DO use demonstrative aids
If you are a plaintiff, consider making a short video that educates the defense regarding the extent of the injuries, or that even interviews survivors to a wrongful death action. If you are on defense, consider sharing verdict outcomes for similar cases, or distinguish how this case may not result in the demand requested.
DO understand mediation confidentiality can work against you
Mediation is a settlement proceeding, and as such, many laws typically tend to prohibit anything that was said at mediation from being used in open court. In other words, just because the other side came up with a figure in mediation you almost liked but ultimately refused, does not mean you can bring it up in court if mediation ends up failing. Thus, take all mediation offers seriously, and don't think you should refuse just so you can bring up the offer later in court. The court may refuse to hear evidence that the other side was offering better settlement offers in mediation than in court.
DO be on the lookout for enforcement of settlement discussions
There are times where you may have agreed upon something with the other side in open court and have decided you would like to backtrack. However, the other side may file a motion with the court to have that part of the settlement enforced. Be careful not to agree to anything, orally, or in writing, in the jurisdiction of the court, without being sure 100% that this is exactly what you'd like.
DON'T abuse the mediation process
Many participants go into mediation, not expecting to settle, but just to gain more discovery opportunities to see what cards the other side holds. If you engage in this practice, you may force the other side to harden its position completely, and you may lose out on a settlement offer that could have benefited both sides.

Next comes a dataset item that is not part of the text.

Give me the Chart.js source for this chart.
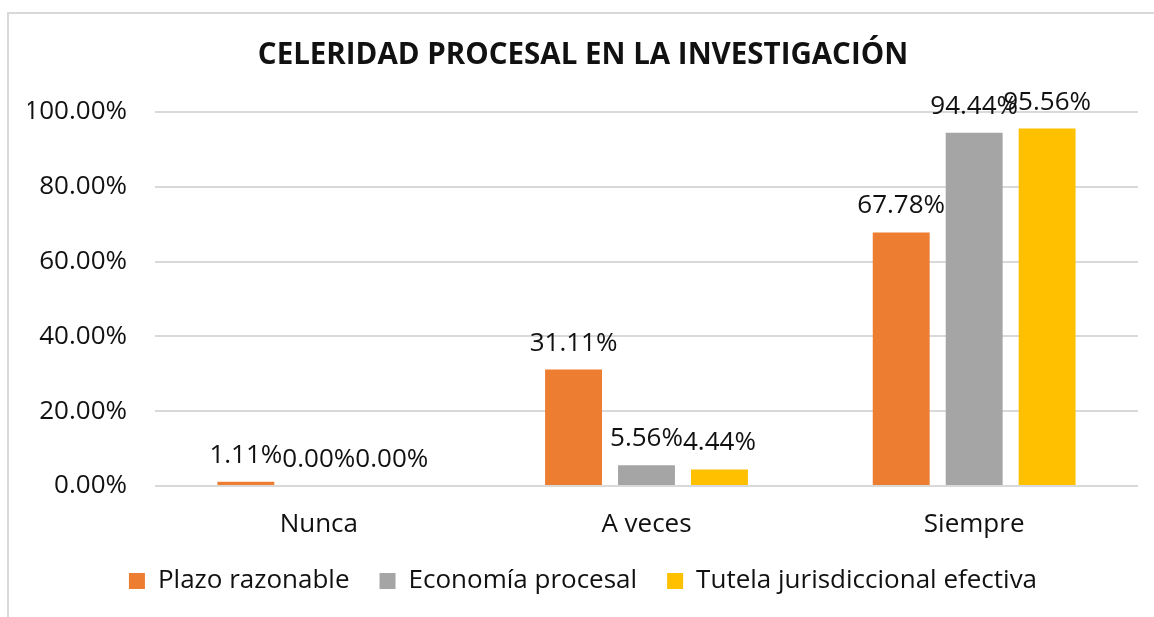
<!DOCTYPE html>
<html>
<head>
<meta charset="utf-8">
<script src="https://cdn.jsdelivr.net/npm/chart.js@4.4.1/dist/chart.umd.min.js"></script>
<style>
  body { margin: 0; background: #fff; }
  #wrap { position: relative; width: 1154px; height: 617px; overflow: hidden; }
  #marco { position: absolute; left: 7px; top: 12px; width: 1200px; height: 700px; border: 2px solid #d9d9d9; }
  canvas { position: absolute; left: 0; top: 0; }
</style>
</head>
<body>
<div id="wrap">
  <div id="marco"></div>
  <canvas id="grafico" width="1154" height="617"></canvas>
</div>
<script>
const categorias = ['Nunca', 'A veces', 'Siempre'];
const plazoRazonable = [1.11, 31.11, 67.78];
const economiaProcesal = [0.00, 5.56, 94.44];
const tutelaJurisdiccional = [0.00, 4.44, 95.56];
const ticksY = [0, 20, 40, 60, 80, 100];

const fuente = "'Open Sans', 'Noto Sans', sans-serif";
const colorTexto = '#111111';

// etiquetas de datos encima de cada barra
const etiquetas = {
    id: 'etiquetas',
    afterDatasetsDraw(chart) {
        const ctx = chart.ctx;
        ctx.save();
        ctx.font = '26px ' + fuente;
        ctx.fillStyle = colorTexto;
        ctx.textAlign = 'center';
        ctx.textBaseline = 'alphabetic';
        chart.data.datasets.forEach(function (ds, i) {
            chart.getDatasetMeta(i).data.forEach(function (bar, j) {
                ctx.fillText(ds.data[j].toFixed(2) + '%', bar.x, bar.y - 19);
            });
        });
        ctx.restore();
    }
};

const ctx = document.getElementById('grafico').getContext('2d');
const miGrafico = new Chart(ctx, {
    type: 'bar',
    data: {
        labels: categorias,
        datasets: [{
            label: 'Plazo razonable',
            data: plazoRazonable,
            backgroundColor: '#ED7D31'
        }, {
            label: 'Economía procesal',
            data: economiaProcesal,
            backgroundColor: '#A5A5A5'
        }, {
            label: 'Tutela jurisdiccional efectiva',
            data: tutelaJurisdiccional,
            backgroundColor: '#FFC000'
        }]
    },
    options: {
        responsive: false,
        animation: false,
        layout: {
            padding: { left: 28, right: 16, top: 0, bottom: 13 }
        },
        datasets: {
            bar: { categoryPercentage: 0.668, barPercentage: 0.78 }
        },
        plugins: {
            title: {
                display: true,
                text: 'CELERIDAD PROCESAL EN LA INVESTIGACIÓN',
                color: colorTexto,
                font: { family: fuente, size: 29.5, weight: 'bold' },
                padding: { top: 38, bottom: 38.5 }
            },
            legend: {
                position: 'bottom',
                labels: {
                    color: colorTexto,
                    font: { family: fuente, size: 26 },
                    boxWidth: 16,
                    boxHeight: 16,
                    padding: 30
                }
            },
            tooltip: { enabled: false }
        },
        scales: {
            x: {
                grid: { display: false },
                border: { display: false },
                ticks: {
                    color: colorTexto,
                    font: { family: fuente, size: 26 },
                    padding: 15
                },
                afterFit: function (scale) { scale.height = 52; }
            },
            y: {
                min: 0,
                max: 100,
                afterBuildTicks: function (scale) {
                    scale.ticks = ticksY.map(function (v) { return { value: v }; });
                },
                grid: { color: '#d9d9d9', lineWidth: 2, drawTicks: false },
                border: { display: false },
                ticks: {
                    color: colorTexto,
                    font: { family: fuente, size: 26 },
                    padding: 28,
                    callback: function (v) { return v.toFixed(2) + '%'; }
                },
                afterFit: function (scale) { scale.width = 127; }
            }
        }
    },
    plugins: [etiquetas]
});
</script>
</body>
</html>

DON'T agree to turn the mediation into arbitration without knowing the risks
Some mediation participants may have come to resolution on some issues in a matter, only to agree to have the mediator turn into an arbitrator to resolve the last few or one remaining issues with binding authority. The problem that may occur is that the mediator turned arbitrator, now as an arbitrator, has information gleaned from the mediation he may not have had access to before. As a result, the mediator in one fell swoop can now as arbitrator, decide against you completely on an important last matter.
DON'T overburden the mediator
Some participants, before a scheduled mediation begins, like to fax thousands of pages of exhibits to the mediator. Aside from forcing the mediator's fax machine to run out of ink, this may cause the mediator to run out of patience. A "mediation brief" is supposed to be, as the name suggests, brief.
DON'T give up
"Blessed are the Peacemakers" and other quotes come to mind. Most cases (up to 95%) never see trial. If you've made it as far as mediation, always give yourself a pat on the back and realize that you are empowered, with the other side, to come with a resolution of your own crafting, rather than being forced to abide by a decision made by someone else on a bench, who even though presumably wise, will never know your facts like you do.